The experience is so extremely incosistent that I have the feeling I’m missing something out.

For example: When rhasspy restarted, is there a delay (few minutes) before hotword detection becomes available again? Otherwise I can’t explain the behaviour I’m observing.Sometimes I give up frustrated and just leave it and 30min later I get a false positive. I give my wakeword a try then and it is working good.

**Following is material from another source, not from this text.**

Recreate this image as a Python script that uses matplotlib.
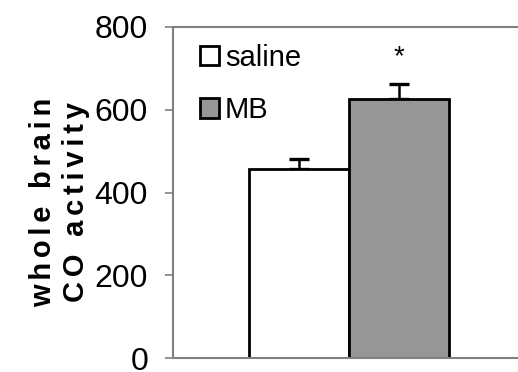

Right now the stupid thing is reacting when my wife drops something in the kitchen but never when I say the hotword, no matter how clear and loud I pronounce it. The same hotword that was working great hours before.

Will keep on trying

HorizonKane · June 21, 2020, 9:27am

Update: Just asked my wife to record the hotword and now it is working much better

HorizonKane · June 22, 2020, 9:35am

Made a great step forward and I have to admit that it was best to follow what tuxedo said:

I recorded the wakeword three times with audacity, taking care that the wave is strong but does not hit 1 on the X axis.
Upload those three samples to snowboy (wakeword is now ok polly)
And very important as I don’t use Jabra but PSeye and seeed mics on my master and satellites: Go to advanced options and add the audio_gain (between 3 and 5).

Seems to be working pretty good, still needs some fine tuning ofc.

Update:

Running almost perfect now with the above settings but:

audio_gain: 5 for the PSeye cam on the master
audio_gain: 1 for the 2mic seeed Hats on the satellites
sensitivity: 0.48 on all

So far no false positives and reacting almost every time I say “Okay Polly”.